[Directive] Reproduce the data exactly and drop any pictures it holds.

[Dataset extract]
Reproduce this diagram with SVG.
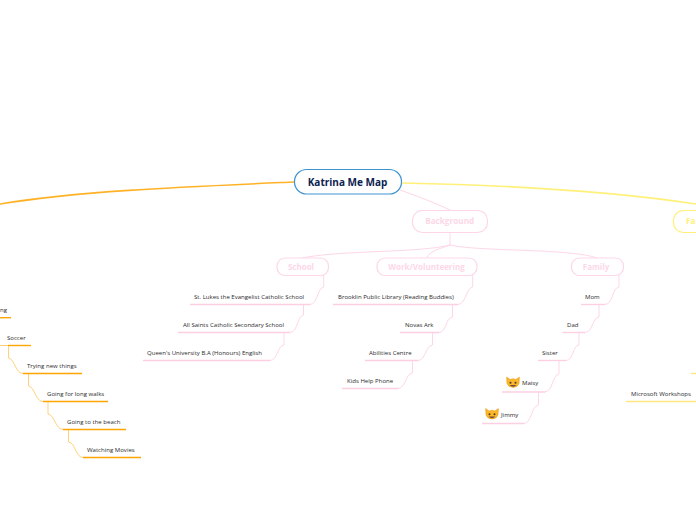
<svg xmlns="http://www.w3.org/2000/svg" width="696" height="520" viewBox="0 0 696 520">
<style>
text{font-family:"Open Sans","Noto Sans","Liberation Sans",sans-serif}
.leaf{font-size:6.05px;fill:#2b2b2b}
.c{fill:none;stroke-linecap:round}
.pk{stroke:#fdd7e8;stroke-width:1}
.or{stroke:#ffd27a;stroke-width:1}
.ye{stroke:#fff07a;stroke-width:1.6}
.ul{fill:none;stroke-width:1.4}
.ulp{stroke:#fdcfe3}
.ulo{stroke:#ffa500}
.uly{stroke:#ffe680}
.sub{fill:#fff;stroke:#fdd7e8;stroke-width:1.2}
.subt{font-weight:700;fill:#fdd7e8;text-anchor:middle}
</style>
<defs>
<g id="cat">
<path d="M-6.4,-6.4 L-6,0 A6.3,5.6 0 0 0 6,0 L6.4,-6.4 L2.8,-4 A6,6 0 0 0 -2.8,-4 Z" fill="#fbb829" stroke="#e8930c" stroke-width=".5"/>
<circle cx="-2.5" cy="-.8" r="1" fill="#4a3b2a"/><circle cx="2.5" cy="-.8" r="1" fill="#4a3b2a"/>
<path d="M-3.4,1.4 Q0,5 3.4,1.4 Z" fill="#6d4c41"/>
</g>
</defs>
<g id="connectors">
<path class="c" d="M294,182 C180,187 80,191 0,204" stroke="#ffa500" stroke-width="1.6" opacity=".85"/>
<path class="c ye" d="M402,183 C500,185 610,191 696,204"/>
<path class="c pk" d="M400,190 C420,197 435,203 450,210"/>
<path class="c pk" d="M450,232 V245 C420,253 340,250 302,258"/>
<path class="c pk" d="M450,245 C440,249 430,250 427,258"/>
<path class="c pk" d="M450,245 C480,252 570,248 597,258"/>
<path class="c pk" d="M323.7,275 V287 C317,288 318,304.5 310,304.5"/>
<path class="c pk" d="M303.5,304.5 V315 C297,316 298,332.5 290,332.5"/>
<path class="c pk" d="M284,332.5 V345 C277,346 278,360.5 270,360.5"/>
<path class="c pk" d="M472.7,275 V287 C466,288 466,304.5 458,304.5"/>
<path class="c pk" d="M452.5,304.5 V317 C445,318 447,332.5 439,332.5"/>
<path class="c pk" d="M432.5,332.5 V345 C425,346 426,360.5 418,360.5"/>
<path class="c pk" d="M412.5,360.5 V373 C405,374 406,388.5 398,388.5"/>
<path class="c pk" d="M619,275 V287 C612,288 613,304.5 605,304.5"/>
<path class="c pk" d="M599,304.5 V317 C592,318 593,332.5 585,332.5"/>
<path class="c pk" d="M579,332.5 V345 C572,346 574,360.5 566,360.5"/>
<path class="c pk" d="M559,360.5 V374 C552,375 553,392 545,392"/>
<path class="c pk" d="M538.5,392 V405 C531,406 532,423.5 524,423.5"/>
<path class="c or" d="M0,345.5 H8"/>
<path class="c or" d="M8.5,345.5 V358 C15,359 15,373.5 23,373.5"/>
<path class="c or" d="M28.5,373.5 V386 C35,387 35,401.5 43,401.5"/>
<path class="c or" d="M48,401.5 V414 C55,415 55,429.5 63,429.5"/>
<path class="c or" d="M68.5,429.5 V442 C76,443 75,457.5 83,457.5"/>
</g>
<g id="root"><rect x="294.5" y="169.5" width="107" height="24.5" rx="12" fill="#fff" stroke="#3f94d0" stroke-width="1.2"/><text x="347.5" y="186" text-anchor="middle" font-size="10" font-weight="700" fill="#0a2352">Katrina Me Map</text></g>
<g id="background"><rect class="sub" x="412.5" y="210.5" width="75" height="22" rx="10"/><text class="subt" x="449.7" y="224" font-size="8.2">Background</text></g>
<g id="fa"><rect x="673.5" y="210.5" width="60" height="22" rx="10" fill="#fff" stroke="#fff07a" stroke-width="1.2"/><text x="686" y="224" font-size="8.2" font-weight="700" fill="#fff07a">Fa</text></g>
<g id="school"><rect class="sub" x="277" y="258" width="51.5" height="17.5" rx="8"/><text class="subt" x="301" y="270" font-size="8">School</text></g>
<g id="work"><rect class="sub" x="377" y="258" width="100" height="17.5" rx="8"/><text class="subt" x="426.5" y="270" font-size="8">Work/Volunteering</text></g>
<g id="family"><rect class="sub" x="571.5" y="258" width="52" height="17.5" rx="8"/><text class="subt" x="596" y="270" font-size="8">Family</text></g>
<g id="n1"><path class="ul ulp" d="M190,304.5H310"/><text class="leaf" x="194" y="299">St. Lukes the Evangelist Catholic School</text></g>
<g id="n2"><path class="ul ulp" d="M178,332.5H290"/><text class="leaf" x="183" y="327">All Saints Catholic Secondary School</text></g>
<g id="n3"><path class="ul ulp" d="M143,360.5H270"/><text class="leaf" x="147" y="355">Queen's University B.A (Honours) English</text></g>
<g id="n4"><path class="ul ulp" d="M333,304.5H458"/><text class="leaf" x="338" y="299">Brooklin Public Library (Reading Buddies)</text></g>
<g id="n5"><path class="ul ulp" d="M400,332.5H439"/><text class="leaf" x="405" y="327">Novas Ark</text></g>
<g id="n6"><path class="ul ulp" d="M365,360.5H418"/><text class="leaf" x="369" y="355">Abilities Centre</text></g>
<g id="n7"><path class="ul ulp" d="M342,388.5H398"/><text class="leaf" x="347" y="383">Kids Help Phone</text></g>
<g id="n8"><path class="ul ulp" d="M581,304.5H605"/><text class="leaf" x="585" y="299">Mom</text></g>
<g id="n9"><path class="ul ulp" d="M562.5,332.5H585"/><text class="leaf" x="567" y="327">Dad</text></g>
<g id="n10"><path class="ul ulp" d="M538,360.5H566"/><text class="leaf" x="542" y="355">Sister</text></g>
<g id="n11"><path class="ul ulp" d="M502,392H545"/><use href="#cat" x="513" y="383.5"/><text class="leaf" x="522" y="385">Maisy</text></g>
<g id="n12"><path class="ul ulp" d="M482,423.5H524"/><use href="#cat" x="492" y="415"/><text class="leaf" x="501" y="417">Jimmy</text></g>
<g id="n13"><path class="ul uly" d="M626,401.5H696"/><text class="leaf" x="631" y="396">Microsoft Workshops</text></g>
<g id="n14"><path class="ul uly" d="M691,373.5H696"/></g>
<g id="n15"><path class="ul ulo" d="M0,317.7H11"/><text class="leaf" x="0" y="312">ng</text></g>
<g id="n16"><path class="ul ulo" d="M8,345.5H31"/><text class="leaf" x="7" y="340">Soccer</text></g>
<g id="n17"><path class="ul ulo" d="M23,373.5H82"/><text class="leaf" x="27" y="368">Trying new things</text></g>
<g id="n18"><path class="ul ulo" d="M43,401.5H108"/><text class="leaf" x="47" y="396">Going for long walks</text></g>
<g id="n19"><path class="ul ulo" d="M63,429.5H126"/><text class="leaf" x="67" y="424">Going to the beach</text></g>
<g id="n20"><path class="ul ulo" d="M83,457.5H141"/><text class="leaf" x="87" y="452">Watching Movies</text></g>
</svg>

[Exercise result]
Reproduce this diagram with SVG.
<svg xmlns="http://www.w3.org/2000/svg" width="696" height="520" viewBox="0 0 696 520">
<style>
text{font-family:"Open Sans","Noto Sans","Liberation Sans",sans-serif}
.leaf{font-size:6.05px;fill:#2b2b2b}
.c{fill:none;stroke-linecap:round}
.pk{stroke:#fdd7e8;stroke-width:1}
.or{stroke:#ffd27a;stroke-width:1}
.ye{stroke:#fff07a;stroke-width:1.6}
.ul{fill:none;stroke-width:1.4}
.ulp{stroke:#fdcfe3}
.ulo{stroke:#ffa500}
.uly{stroke:#ffe680}
.sub{fill:#fff;stroke:#fdd7e8;stroke-width:1.2}
.subt{font-weight:700;fill:#fdd7e8;text-anchor:middle}
</style>
<defs>
<g id="cat">
<path d="M-6.4,-6.4 L-6,0 A6.3,5.6 0 0 0 6,0 L6.4,-6.4 L2.8,-4 A6,6 0 0 0 -2.8,-4 Z" fill="#fbb829" stroke="#e8930c" stroke-width=".5"/>
<circle cx="-2.5" cy="-.8" r="1" fill="#4a3b2a"/><circle cx="2.5" cy="-.8" r="1" fill="#4a3b2a"/>
<path d="M-3.4,1.4 Q0,5 3.4,1.4 Z" fill="#6d4c41"/>
</g>
</defs>
<g id="connectors">
<path class="c" d="M294,182 C180,187 80,191 0,204" stroke="#ffa500" stroke-width="1.6" opacity=".85"/>
<path class="c ye" d="M402,183 C500,185 610,191 696,204"/>
<path class="c pk" d="M400,190 C420,197 435,203 450,210"/>
<path class="c pk" d="M450,232 V245 C420,253 340,250 302,258"/>
<path class="c pk" d="M450,245 C440,249 430,250 427,258"/>
<path class="c pk" d="M450,245 C480,252 570,248 597,258"/>
<path class="c pk" d="M323.7,275 V287 C317,288 318,304.5 310,304.5"/>
<path class="c pk" d="M303.5,304.5 V315 C297,316 298,332.5 290,332.5"/>
<path class="c pk" d="M284,332.5 V345 C277,346 278,360.5 270,360.5"/>
<path class="c pk" d="M472.7,275 V287 C466,288 466,304.5 458,304.5"/>
<path class="c pk" d="M452.5,304.5 V317 C445,318 447,332.5 439,332.5"/>
<path class="c pk" d="M432.5,332.5 V345 C425,346 426,360.5 418,360.5"/>
<path class="c pk" d="M412.5,360.5 V373 C405,374 406,388.5 398,388.5"/>
<path class="c pk" d="M619,275 V287 C612,288 613,304.5 605,304.5"/>
<path class="c pk" d="M599,304.5 V317 C592,318 593,332.5 585,332.5"/>
<path class="c pk" d="M579,332.5 V345 C572,346 574,360.5 566,360.5"/>
<path class="c pk" d="M559,360.5 V374 C552,375 553,392 545,392"/>
<path class="c pk" d="M538.5,392 V405 C531,406 532,423.5 524,423.5"/>
<path class="c or" d="M0,345.5 H8"/>
<path class="c or" d="M8.5,345.5 V358 C15,359 15,373.5 23,373.5"/>
<path class="c or" d="M28.5,373.5 V386 C35,387 35,401.5 43,401.5"/>
<path class="c or" d="M48,401.5 V414 C55,415 55,429.5 63,429.5"/>
<path class="c or" d="M68.5,429.5 V442 C76,443 75,457.5 83,457.5"/>
</g>
<g id="root"><rect x="294.5" y="169.5" width="107" height="24.5" rx="12" fill="#fff" stroke="#3f94d0" stroke-width="1.2"/><text x="347.5" y="186" text-anchor="middle" font-size="10" font-weight="700" fill="#0a2352">Katrina Me Map</text></g>
<g id="background"><rect class="sub" x="412.5" y="210.5" width="75" height="22" rx="10"/><text class="subt" x="449.7" y="224" font-size="8.2">Background</text></g>
<g id="fa"><rect x="673.5" y="210.5" width="60" height="22" rx="10" fill="#fff" stroke="#fff07a" stroke-width="1.2"/><text x="686" y="224" font-size="8.2" font-weight="700" fill="#fff07a">Fa</text></g>
<g id="school"><rect class="sub" x="277" y="258" width="51.5" height="17.5" rx="8"/><text class="subt" x="301" y="270" font-size="8">School</text></g>
<g id="work"><rect class="sub" x="377" y="258" width="100" height="17.5" rx="8"/><text class="subt" x="426.5" y="270" font-size="8">Work/Volunteering</text></g>
<g id="family"><rect class="sub" x="571.5" y="258" width="52" height="17.5" rx="8"/><text class="subt" x="596" y="270" font-size="8">Family</text></g>
<g id="n1"><path class="ul ulp" d="M190,304.5H310"/><text class="leaf" x="194" y="299">St. Lukes the Evangelist Catholic School</text></g>
<g id="n2"><path class="ul ulp" d="M178,332.5H290"/><text class="leaf" x="183" y="327">All Saints Catholic Secondary School</text></g>
<g id="n3"><path class="ul ulp" d="M143,360.5H270"/><text class="leaf" x="147" y="355">Queen's University B.A (Honours) English</text></g>
<g id="n4"><path class="ul ulp" d="M333,304.5H458"/><text class="leaf" x="338" y="299">Brooklin Public Library (Reading Buddies)</text></g>
<g id="n5"><path class="ul ulp" d="M400,332.5H439"/><text class="leaf" x="405" y="327">Novas Ark</text></g>
<g id="n6"><path class="ul ulp" d="M365,360.5H418"/><text class="leaf" x="369" y="355">Abilities Centre</text></g>
<g id="n7"><path class="ul ulp" d="M342,388.5H398"/><text class="leaf" x="347" y="383">Kids Help Phone</text></g>
<g id="n8"><path class="ul ulp" d="M581,304.5H605"/><text class="leaf" x="585" y="299">Mom</text></g>
<g id="n9"><path class="ul ulp" d="M562.5,332.5H585"/><text class="leaf" x="567" y="327">Dad</text></g>
<g id="n10"><path class="ul ulp" d="M538,360.5H566"/><text class="leaf" x="542" y="355">Sister</text></g>
<g id="n11"><path class="ul ulp" d="M502,392H545"/><use href="#cat" x="513" y="383.5"/><text class="leaf" x="522" y="385">Maisy</text></g>
<g id="n12"><path class="ul ulp" d="M482,423.5H524"/><use href="#cat" x="492" y="415"/><text class="leaf" x="501" y="417">Jimmy</text></g>
<g id="n13"><path class="ul uly" d="M626,401.5H696"/><text class="leaf" x="631" y="396">Microsoft Workshops</text></g>
<g id="n14"><path class="ul uly" d="M691,373.5H696"/></g>
<g id="n15"><path class="ul ulo" d="M0,317.7H11"/><text class="leaf" x="0" y="312">ng</text></g>
<g id="n16"><path class="ul ulo" d="M8,345.5H31"/><text class="leaf" x="7" y="340">Soccer</text></g>
<g id="n17"><path class="ul ulo" d="M23,373.5H82"/><text class="leaf" x="27" y="368">Trying new things</text></g>
<g id="n18"><path class="ul ulo" d="M43,401.5H108"/><text class="leaf" x="47" y="396">Going for long walks</text></g>
<g id="n19"><path class="ul ulo" d="M63,429.5H126"/><text class="leaf" x="67" y="424">Going to the beach</text></g>
<g id="n20"><path class="ul ulo" d="M83,457.5H141"/><text class="leaf" x="87" y="452">Watching Movies</text></g>
</svg>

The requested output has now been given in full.